News Release -- City Adopts Children’s Outdoor Bill of Rights to Guarantee Every Child Equal Access to Nature

City of Rochester

News Release

Commitment to Outdoor Play and Learning Backed by Investment in Urban Nature Center

(Tuesday, April 27, 2021) – Mayor Lovely A. Warren today announced that the City has adopted a Children’s Bill of Rights to guarantee every child’s right to play outside and enjoy nature regardless of race or social class.

“The Children’s Bill of Rights is our pledge to provide every child in our city equal access to nature and the outdoors,” said Mayor Warren. “We are going to close the Nature Gap of racial and economic disparity that causes some children to stay inside.
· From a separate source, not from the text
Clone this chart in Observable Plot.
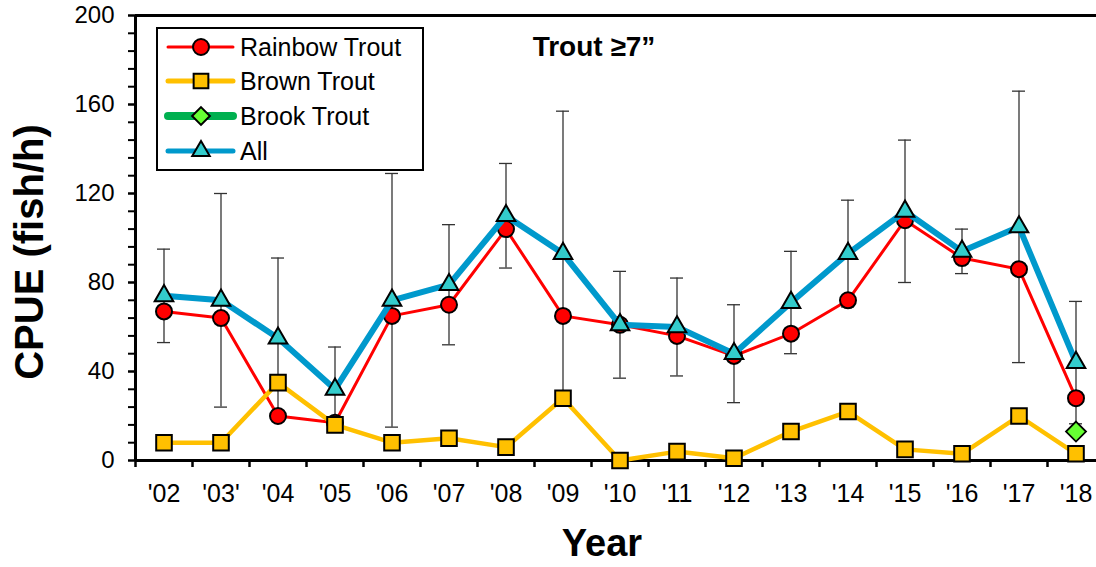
<!DOCTYPE html>
<html><head><meta charset="utf-8">
<script src="https://cdn.jsdelivr.net/npm/d3@7"></script>
<script src="https://cdn.jsdelivr.net/npm/@observablehq/plot@0.6"></script>
<style>
body{margin:0;background:#fff;font-family:"Liberation Sans",Arial,sans-serif;}
#wrap{position:relative;width:1096px;height:567px;overflow:hidden;}
.lbl{position:absolute;white-space:nowrap;color:#000;}
</style></head>
<body><div id="wrap"></div>
<script>
const years = ["'02","'03'","'04","'05","'06","'07","'08","'09","'10","'11","'12","'13","'14","'15","'16","'17","'18"];
const rainbow = [67,64,20,17,65,70,104,65,61,56,47,57,72,108,91,86,28];
const brown = [8,8,35,16,8,10,6,28,0,4,1,13,22,5,3,20,3];
const brookYears = ["'18"];
const brook = [13];
const all = [74,72,55,32,72,79,110,93,61,60,48,71,93,112,94,105,44];
const allErr = [21,48,36,19,57,27,23.5,64,24,22,22,23,24,32,10,61,27.5];
const yTicks = [0,40,80,120,160,200];
const yMinor = d3.range(0,201,8);

const rows = years.map((y,i)=>({i, year:y, rainbow:rainbow[i], brown:brown[i], all:all[i], lo:all[i]-allErr[i], hi:all[i]+allErr[i]}));
const brookRows = brookYears.map((y,k)=>({i: years.indexOf(y), v: brook[k]}));

const cRed="#FF0000", cGold="#FFC000", cBlue="#0099CC", cTeal="#33CCCC", cGreen="#00B050", cLime="#66FF33";

const plot = Plot.plot({
  width:1096, height:567,
  marginLeft:135, marginTop:15, marginBottom:107, marginRight:0,
  style:{fontFamily:"'Liberation Sans',Arial,sans-serif", background:"transparent", overflow:"visible"},
  x:{type:"linear", domain:[-0.5,16.5], range:[135,1104], label:null},
  y:{domain:[0,200], range:[460,15], label:null},
  marks:[
    Plot.axisY({ticks:yMinor, tickSize:7, tickFormat:()=>"", strokeWidth:2, label:null}),
    Plot.axisY({ticks:yTicks, tickSize:7, tickPadding:14, fontSize:24, strokeWidth:2, label:null}),
    Plot.axisX({ticks:d3.range(-0.5,17,1), tickSize:7, tickFormat:()=>"", strokeWidth:2.5, label:null}),
    Plot.axisX({ticks:d3.range(0,17), tickSize:0, tickPadding:24, fontSize:25, fontFamily:"'Liberation Sans Narrow','Arial Narrow',Arial,sans-serif", tickFormat:i=>years[i], label:null}),
    Plot.ruleY([200], {stroke:"#000", strokeWidth:3}),
    Plot.ruleY([0], {stroke:"#000", strokeWidth:3}),
    Plot.ruleX([-0.5], {stroke:"#000", strokeWidth:3}),
    // error bars
    Plot.ruleX(rows, {x:"i", y1:"lo", y2:"hi", stroke:"#333", strokeWidth:1.3}),
    Plot.ruleY(rows, {y:"hi", x1:"i", x2:"i", insetLeft:-6.5, insetRight:-6.5, stroke:"#333", strokeWidth:1.3}),
    Plot.ruleY(rows, {y:"lo", x1:"i", x2:"i", insetLeft:-6.5, insetRight:-6.5, stroke:"#333", strokeWidth:1.3}),
    // rainbow
    Plot.line(rows, {x:"i", y:"rainbow", stroke:cRed, strokeWidth:3}),
    Plot.dot(rows, {x:"i", y:"rainbow", r:8, fill:cRed, stroke:"#000", strokeWidth:2}),
    // brown
    Plot.line(rows, {x:"i", y:"brown", stroke:cGold, strokeWidth:4.5}),
    Plot.dot(rows, {x:"i", y:"brown", symbol:"square", r:8.8, fill:cGold, stroke:"#000", strokeWidth:2}),
    // all
    Plot.line(rows, {x:"i", y:"all", stroke:cBlue, strokeWidth:6}),
    Plot.dot(rows, {x:"i", y:"all", symbol:"triangle", r:6.9, fill:cTeal, stroke:"#000", strokeWidth:2}),
    // brook
    Plot.dot(brookRows, {x:"i", y:"v", symbol:"diamond2", r:9, fill:cLime, stroke:"#000", strokeWidth:1.8})
  ]
});
const wrap = document.getElementById("wrap");
plot.style.position="absolute"; plot.style.left="0"; plot.style.top="0";
wrap.appendChild(plot);

// title
const t = document.createElement("div");
t.className="lbl"; t.textContent="Trout \u22657\u201D";
Object.assign(t.style,{left:"594px", top:"30px", transform:"translateX(-50%)", fontSize:"28px", fontWeight:"bold", lineHeight:"34px"});
wrap.appendChild(t);

// y label
const yl = document.createElement("div");
yl.className="lbl"; yl.textContent="CPUE (fish/h)";
Object.assign(yl.style,{left:"29px", top:"252px", transform:"translate(-50%,-50%) rotate(-90deg)", fontSize:"40px", fontWeight:"bold", lineHeight:"44px"});
wrap.appendChild(yl);

// x label
const xl = document.createElement("div");
xl.className="lbl"; xl.textContent="Year";
Object.assign(xl.style,{left:"602px", top:"521px", transform:"translateX(-50%)", fontSize:"38px", fontWeight:"bold", lineHeight:"44px"});
wrap.appendChild(xl);

// legend
const legendItems = [
  {name:"Rainbow Trout", line:cRed, lw:3, sym:d3.symbolCircle, r:8, fill:cRed},
  {name:"Brown Trout", line:cGold, lw:5, sym:d3.symbolSquare, r:8.3, fill:cGold},
  {name:"Brook Trout", line:cGreen, lw:8, sym:d3.symbolDiamond2, r:8, fill:cLime},
  {name:"All", line:cBlue, lw:5, sym:d3.symbolTriangle, r:6.5, fill:cTeal}
];
const lg = d3.create("svg").attr("width",268).attr("height",144)
  .style("position","absolute").style("left","156px").style("top","27px");
lg.append("rect").attr("x",1).attr("y",1).attr("width",266).attr("height",142).attr("fill","#fff").attr("stroke","#000").attr("stroke-width",2);
const rowY=[20,54,89,124];
legendItems.forEach((d,k)=>{
  const g = lg.append("g").attr("transform",`translate(0,${rowY[k]})`);
  g.append("line").attr("x1",12).attr("x2",77).attr("stroke",d.line).attr("stroke-width",d.lw).attr("stroke-linecap","round");
  g.append("path").attr("transform","translate(45,0)").attr("d",d3.symbol(d.sym, Math.PI*d.r*d.r)()).attr("fill",d.fill).attr("stroke","#000").attr("stroke-width",2);
  g.append("text").attr("x",84).attr("y",0).attr("dy","0.36em").attr("font-size",25).attr("font-family","'Liberation Sans',Arial,sans-serif").text(d.name);
});
wrap.appendChild(lg.node());
</script></body></html>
Enriching the lives of young people with the ability play and learn in nature is critical to the success of our Equity and Recovery Agenda and our goals to create more jobs, safer and more vibrant neighborhoods and better educational opportunities.”

“I am absolutely thrilled that the City Council and City Administration have chosen to unanimously adopt the Rochester Children’s Outdoor Bill of Rights,” said Council President Loretta C. Scott. “This

Bill of Rights will help to ensure that all children will be exposed to the beauty of nature and the great outdoors, which in turn will enable them to build lifelong healthy habits and a genuine respect for the wonderful amenities the earth freely gives us.”

The Children’s Outdoor Bill of Rights (COBOR) is a joint resolution of Mayor Warren and City Council adopted April 13 that declares every child has the right to enjoy such outdoor activities as observing a star-filled sky, learning to ride a bike, camping, hiking or playing in the snow.

These to support these goals, the Mayor also unveiled plans to build an Urban Nature Center in Lower Maplewood Park that will host a wide range of opportunities for children to learn and play in nature. These include teaching gardens, outdoor classrooms, a natural playground and exhibits on the Genesee River and the plants and animals that live in Rochester.

The COBOR and the Nature Center initiatives are the results of the City’s inclusion as one of 18 cities nationwide to participate in the Cities Connecting Children to Nature Initiative in partnership with the National League of Cities and the Children and Nature Network.

The proposals were created with the help of young people who serve on the Mayor’s youth advisory committee, called Youth Voice, One Vision; and those who participate in the Urban Ecologist Program of the Seneca Park Zoo Foundation.

According to the Center for American Progress, 74 percent of people of color are likely to live in a “nature-deprived” neighborhood…compared to just 23 percent of white people.

This economic and racial disparity can be attributed to such things as historic racism in the nation’s investments in parks and access to wilderness; the “environmental injustice” of building highways and toxic-waste producing factories in redlined minority neighborhoods; and the disproportionate crime rates in minority neighborhoods that make it dangerous for some children to play outside.